Jutro do szkoly i o tym rozmawiac, a ja co mam? wiedze tylko o czym ta ksiazka jest ale co mam odpowiedziec na pytania. "Shakespeare pomoz mi.. przeciez to ty napisales ta ksiazke.. "..
Okropnie ale cos napisze a tak to zrobie to jutro albo w sobote.
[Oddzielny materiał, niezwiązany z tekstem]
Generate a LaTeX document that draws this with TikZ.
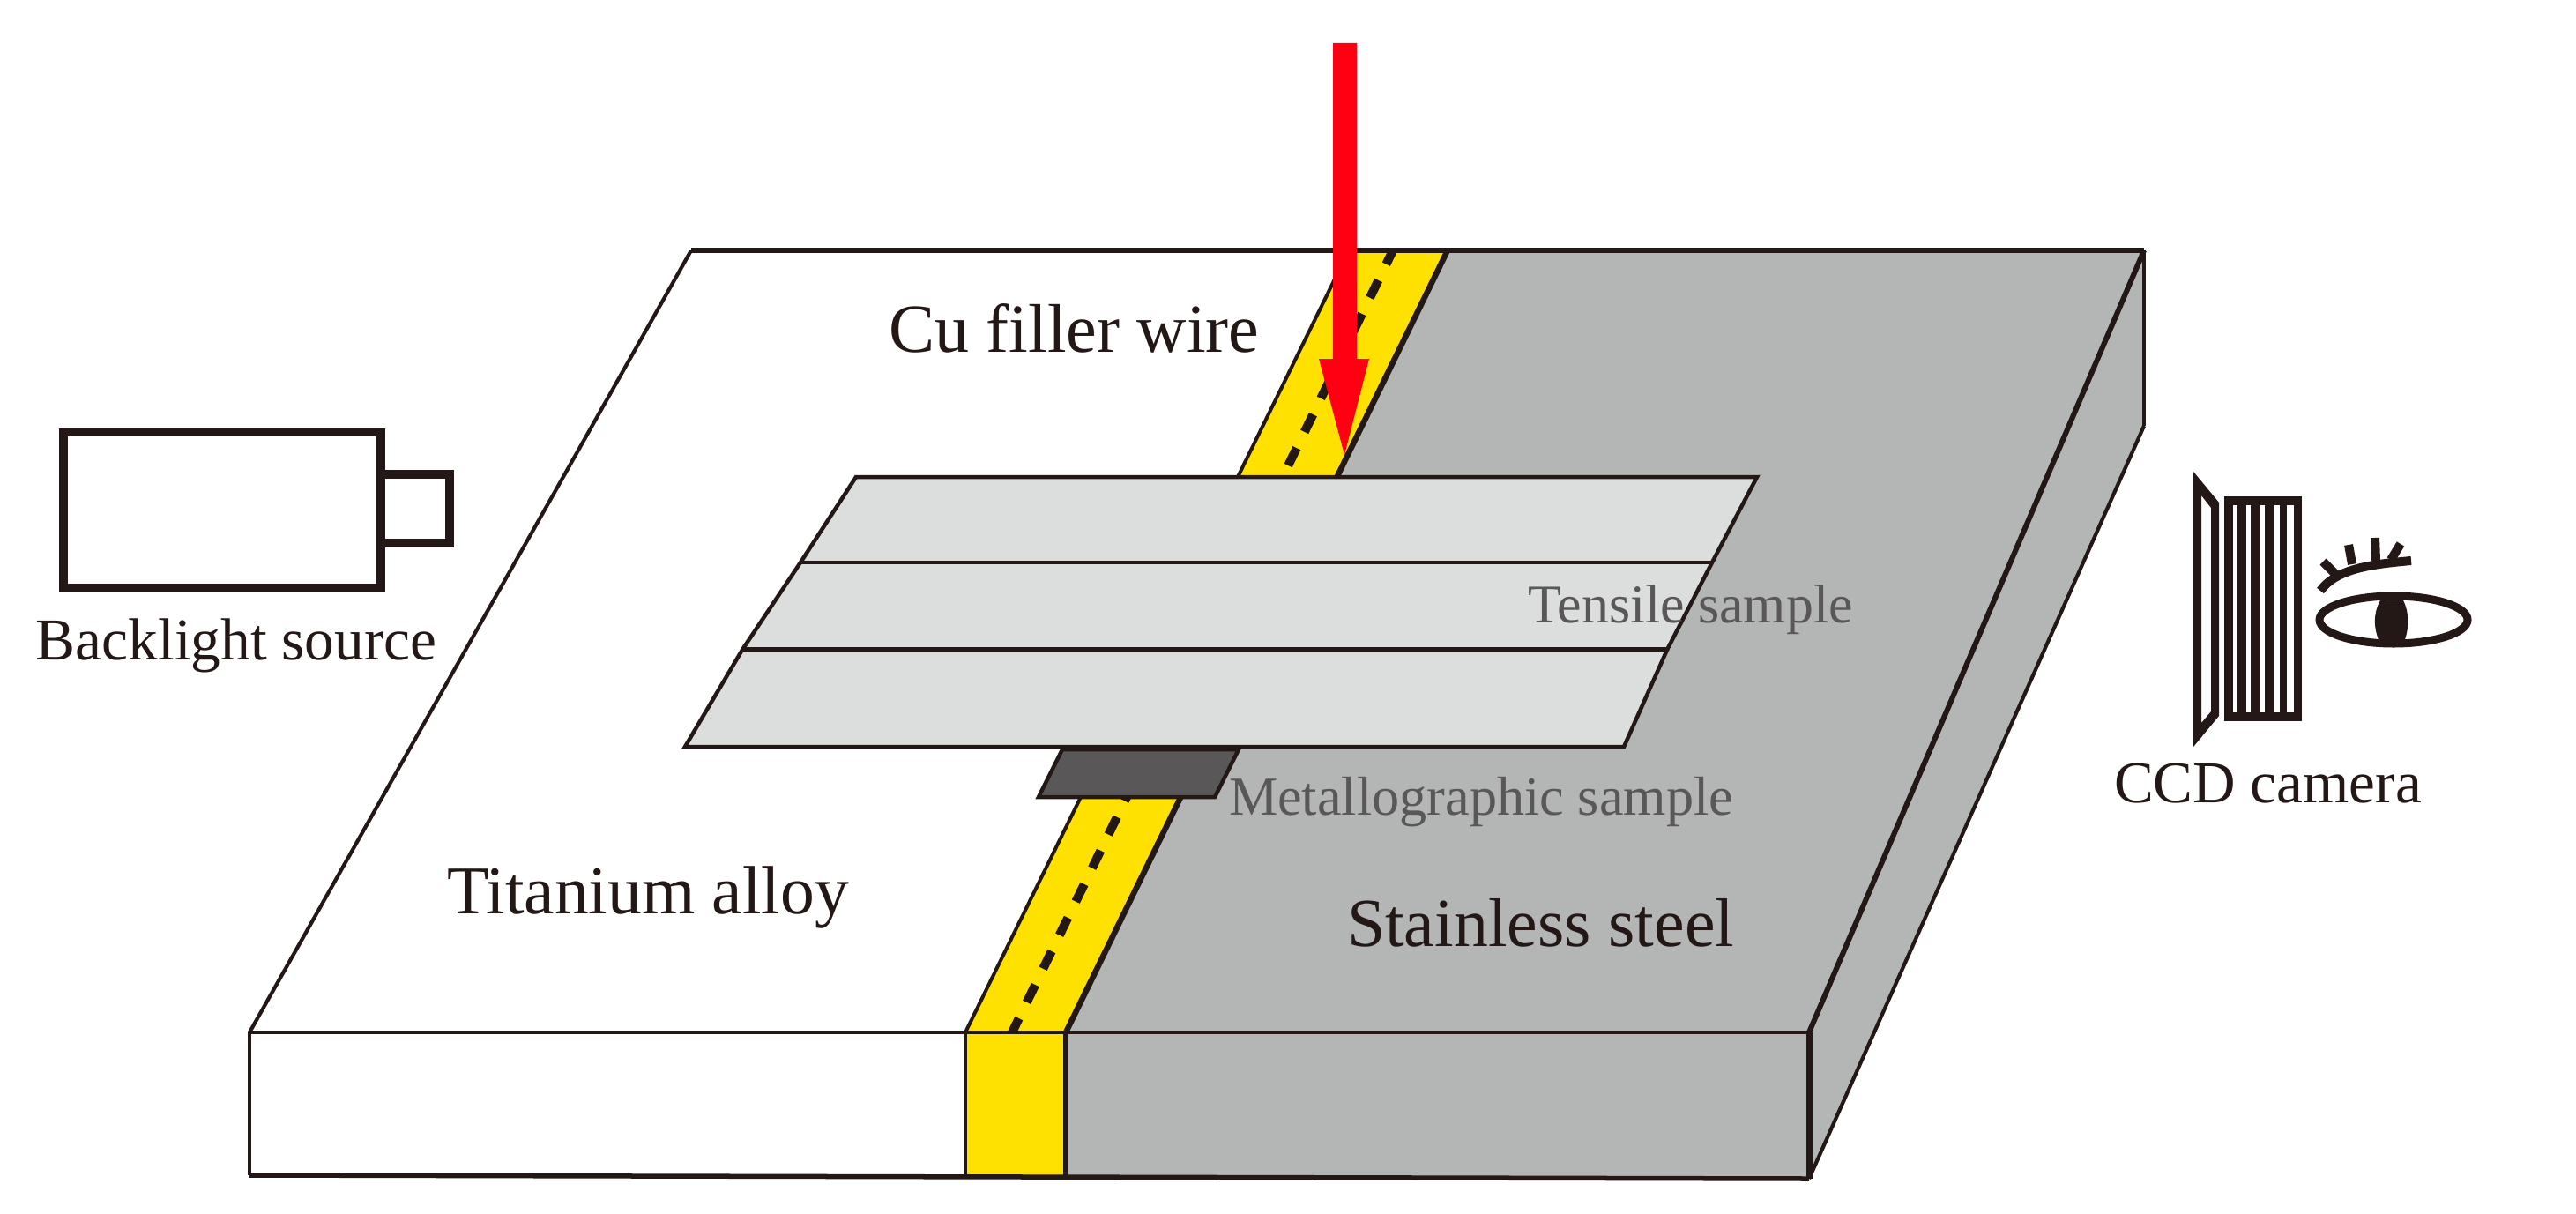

Caly weekend w pracy prawie.. oprocz niedzieli wiec bedzie spokojny wieczor z Andreasem. No i oczywiscie nauka bo nastepny tydzien zaczynam kurs historia b. Nie bedzie tak latwo jak kurs a, ale jakos dam rade? Zaczynamy z francuska rewolucja. Ktos sie interesuje i cos o tym wie? tell me! ale mysle ze bedzie interesujace, nareszcie ale jedynie co mnie przeraza to wszystkie zadania ktore bedziemy mieli.
Dzisiaj troche zakupow mam nadzieje no i potem do kina z Andreasem, idziemy na "The darkest hour".. okropnie ze to jest 3D.. nie lubie tych filmow 3D. ale coz, da sie wytrzymac..
papap.. (ktos chce moje zadania zrobic?)